Similarly, Intel is already offering GPU-style driver updates for its NPUs. And Hallock says that Windows already essentially recognizes the NPU as “a graphics card with no rendering capability.”
AMD’s RyzenAI NPUs aren’t yet supported by DirectML, nor do they appear in the Task Manager as Intel’s NPUs currently do. AMD Public Relations Manager Matthew Hurwitz told Ars that AMD’s GPUs already support DirectML, and that the company is “actively engaged with Microsoft to discuss potential NPU support as well.” Hurwitz also said that we would “hear from [AMD] very soon” about adding Task Manager support for its NPUs.
All of that said, while NPUs will be much more widely available in 2024 than they have been previously, they’re still coming almost exclusively to brand-new and high-end chips. These days, Intel and AMD regularly rebrand older CPU architectures as new ones, or serve the mainstream-to-budget PC market with previous-generation chips rather than new ones. Intel’s brand-new non-Ultra Core processors don’t include their own NPUs, and only the top-end Ryzen 7000 and Ryzen 8000 laptop chips do. If you’re buying a high-end laptop, your next PC is pretty likely to have an NPU in it. If you’re shopping for a mid-range or budget laptop or desktop, you’re still going to have to wait a year or two before NPUs become standard equipment.
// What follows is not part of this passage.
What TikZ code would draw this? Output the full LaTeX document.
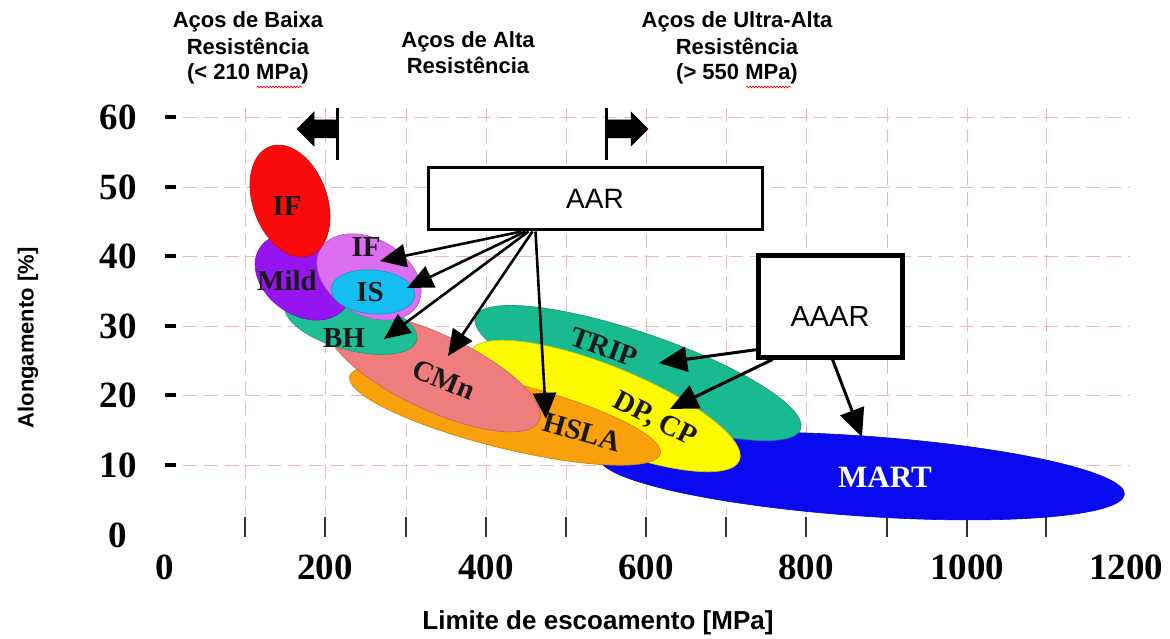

The absence of NPUs from those kinds of high-volume systems means that NPUs will remain relatively niche, and software adoption tends to follow hardware adoption—if developers can’t assume that most systems will have an NPU, there’s less incentive to try to support them. Still, Intel, AMD, and Microsoft all seem committed enough to the idea that we may look back on 2024 as a minor turning point in the PC’s development, the same way that widespread TPM availability became a minor turning point when Windows 11 began requiring them. Now we just need to wait and see what kinds of things they’ll actually be used for.